Edward "Ted" Chase Mathews, 85, of Danbury, widower of Patricia (Roland) Mathews, died Dec. 31 at his home.
He was born June 6, 1927, in Flushing, N.Y., son of the late L.E. and Mary Content (Chase) Mathews. He was the grandson of the American impressionist William Merritt Chase.
Mr. Mathews was a veteran of World War II, serving with the United States Navy aboard the USS Saratoga, CV-3. He was a recipient of the American Theater Medal, the Victory Medal and the Asiatic Pacific Theater Medal.
After his time in the Navy, Mr. Mathews went on to accomplish many things. He had numerous hobbies and special interests, including aerial and high-speed photography. One of his photographs appeared on the cover of Popular Mechanics.

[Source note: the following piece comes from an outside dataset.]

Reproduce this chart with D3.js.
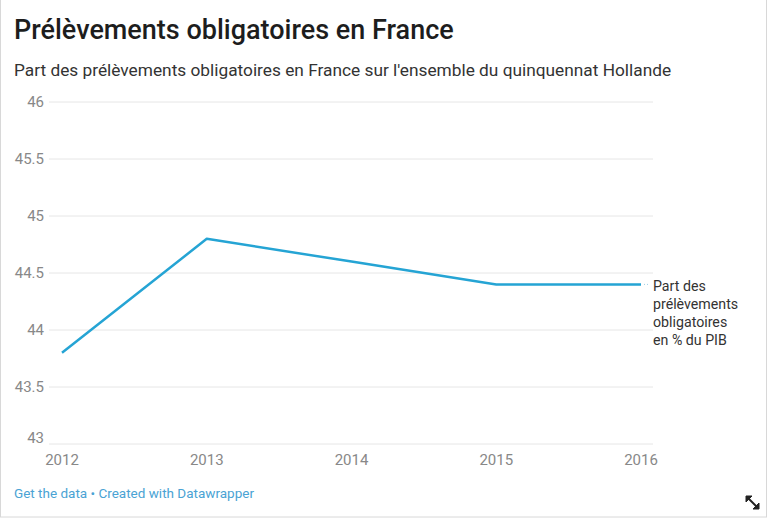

He worked on the pit crew with Bill Wonder and the Maserati Team. He dabbled in slot cars, ice hockey, 8mm movies and projection, carpentry, drumming, aquariums, America's Cup racing, UConn's women's basketball and was a storyteller extraordinaire.

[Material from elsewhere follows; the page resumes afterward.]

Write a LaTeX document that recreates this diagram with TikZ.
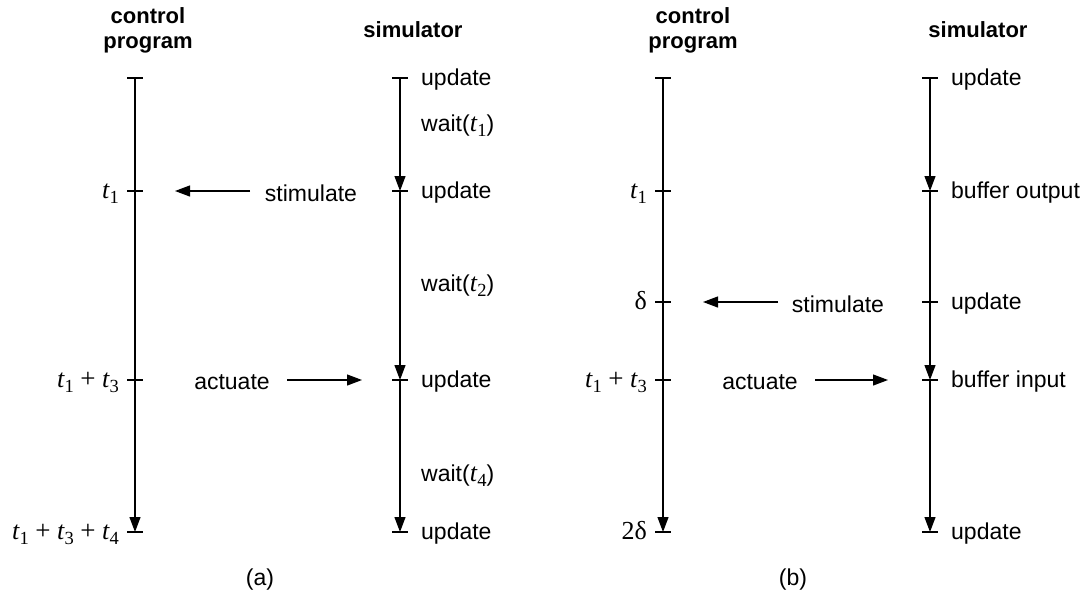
\documentclass[tikz,border=0pt]{standalone}
\usepackage{fontspec}
\setmainfont{Liberation Sans}
\newfontfamily\serf{Liberation Serif}
\usetikzlibrary{arrows.meta}

% time variables set in a Times-like italic with subscripts
\newcommand\tv[1]{{\serf\fontsize{26}{28}\selectfont\itshape t}\kern0.3pt\raisebox{-0.22em}{\serf\fontsize{18.5}{19}\selectfont #1}}
\newcommand\pl{\hspace{6.5pt}{\serf\fontsize{27}{28}\selectfont +}\hspace{6.5pt}}
\newcommand\dl{{\serf\fontsize{26}{28}\selectfont δ}}

\tikzset{
  arr/.style={line width=1.2pt,-{Triangle[length=15pt,width=11pt]}},
  tickmark/.style={line width=1.2pt},
  head/.style={font=\fontsize{22}{25}\selectfont\bfseries, align=center, inner sep=0},
  rlab/.style={font=\fontsize{23}{26}\selectfont, anchor=west, inner sep=0, yshift=-2pt},
  llab/.style={font=\fontsize{23}{26}\selectfont, anchor=base east, inner sep=0, yshift=-7pt},
  msg/.style={font=\fontsize{23}{26}\selectfont, inner sep=0, yshift=-2pt},
  subcap/.style={font=\fontsize{23}{26}\selectfont, inner sep=0},
}
\newcommand\tick[1]{\draw[tickmark] ([xshift=-8pt]#1) -- ([xshift=8pt]#1);}

\begin{document}
\begin{tikzpicture}[x=1pt,y=-1pt]
\useasboundingbox (0,0) rectangle (1088,600);

% ---------------- (a) ----------------
\node[head] (ha) at (148,30) {control\\program};
\node[head] (sa) at (413,30) {simulator};

\coordinate (ca0) at (135,78);
\coordinate (ca1) at (135,191);
\coordinate (ca2) at (135,380);
\coordinate (ca3) at (135,532);
\coordinate (sa0) at (400,78);
\coordinate (sa1) at (400,191);
\coordinate (sa2) at (400,380);
\coordinate (sa3) at (400,532);

\draw[arr] (ca0) -- (ca3);
\draw[arr] (sa0) -- (sa1);
\draw[arr] (sa1) -- (sa2);
\draw[arr] (sa2) -- (sa3);
\foreach \p in {ca0,ca1,ca2,ca3,sa0,sa1,sa2,sa3} {\tick{\p}}

\node[llab] (la1) at ([xshift=-16pt]ca1) {\tv{1}};
\node[llab] (la2) at ([xshift=-16pt]ca2) {\tv{1}\pl\tv{3}};
\node[llab] (la3) at ([xshift=-16pt]ca3) {\tv{1}\pl\tv{3}\pl\tv{4}};

\node[rlab] (ua0) at ([xshift=21pt]sa0) {update};
\node[rlab] (wa1) at (421,124) {wait(\tv{1})};
\node[rlab] (ua1) at ([xshift=21pt]sa1) {update};
\node[rlab] (wa2) at (421,284) {wait(\tv{2})};
\node[rlab] (ua2) at ([xshift=21pt]sa2) {update};
\node[rlab] (wa4) at (421,474) {wait(\tv{4})};
\node[rlab] (ua3) at ([xshift=21pt]sa3) {update};

\node[msg] (stima) at (311,191) {stimulate};
\coordinate (stima-s) at (250,191);
\coordinate (stima-e) at (175,191);
\draw[arr] (stima-s) -- (stima-e);

\node[msg] (acta) at (232,380) {actuate};
\coordinate (acta-s) at (287,380);
\coordinate (acta-e) at (362,380);
\draw[arr] (acta-s) -- (acta-e);

\node[subcap] (capa) at (260,580) {(a)};

% ---------------- (b) ----------------
\node[head] (hb) at (693,30) {control\\program};
\node[head] (sb) at (978,30) {simulator};

\coordinate (cb0) at (663,78);
\coordinate (cb1) at (663,191);
\coordinate (cb2) at (663,302);
\coordinate (cb3) at (663,380);
\coordinate (cb4) at (663,532);
\coordinate (sb0) at (930,78);
\coordinate (sb1) at (930,191);
\coordinate (sb2) at (930,302);
\coordinate (sb3) at (930,380);
\coordinate (sb4) at (930,532);

\draw[arr] (cb0) -- (cb4);
\draw[arr] (sb0) -- (sb1);
\draw[arr] (sb1) -- (sb3);
\draw[arr] (sb3) -- (sb4);
\foreach \p in {cb0,cb1,cb2,cb3,cb4,sb0,sb1,sb2,sb3,sb4} {\tick{\p}}

\node[llab] (lb1) at ([xshift=-16pt]cb1) {\tv{1}};
\node[llab] (lb2) at ([xshift=-16pt]cb2) {\dl};
\node[llab] (lb3) at ([xshift=-16pt]cb3) {\tv{1}\pl\tv{3}};
\node[llab] (lb4) at ([xshift=-16pt]cb4) {{\serf\fontsize{26}{28}\selectfont 2}\dl};

\node[rlab] (ub0) at ([xshift=21pt]sb0) {update};
\node[rlab] (ub1) at ([xshift=21pt]sb1) {buffer output};
\node[rlab] (ub2) at ([xshift=21pt]sb2) {update};
\node[rlab] (ub3) at ([xshift=21pt]sb3) {buffer input};
\node[rlab] (ub4) at ([xshift=21pt]sb4) {update};

\node[msg] (stimb) at (838,302) {stimulate};
\coordinate (stimb-s) at (778,302);
\coordinate (stimb-e) at (703,302);
\draw[arr] (stimb-s) -- (stimb-e);

\node[msg] (actb) at (760,380) {actuate};
\coordinate (actb-s) at (815,380);
\coordinate (actb-e) at (888,380);
\draw[arr] (actb-s) -- (actb-e);

\node[subcap] (capb) at (793,580) {(b)};
\end{tikzpicture}
\end{document}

He was especially proud to be one of the earliest owners of a 1953 Austin Healey, waiting more than a year for delivery. He carried a picture of the car in his wallet.
He was granted seven patents, all in aeronautics.
He was an engineer at Perkin-Elmer in Danbury, working on the Hexagon Program, and then later the Hubble Space Telescope.
His love for the sport of ice hockey led him to be instrumental in developing youth hockey in the area. He owned and operated Wesco Sports Center in Brookfield with his wife from its inception in 1972 and continued to operate it along with his children. You could find him at the front register seven days a week, always ready with one of his stories from his past.
Mr. Mathews is survived by his children, Douglas Mathews, and his wife, Jeanne, of Danbury; William Mathews; Patricia Augeri; and Mary Rouse, and her husband, Keith, all of New Milford; and seven grandchildren, Victoria Paige Mathews, Max and Teddy Augeri, Alex, Harry, Sam and Will Rouse. In addition to his wife, he was predeceased by his grandson, Benjamin Augeri, and a sister, Marylynn Mercer.
The Brookfield Funeral Home in Brookfield was in charge of arrangements.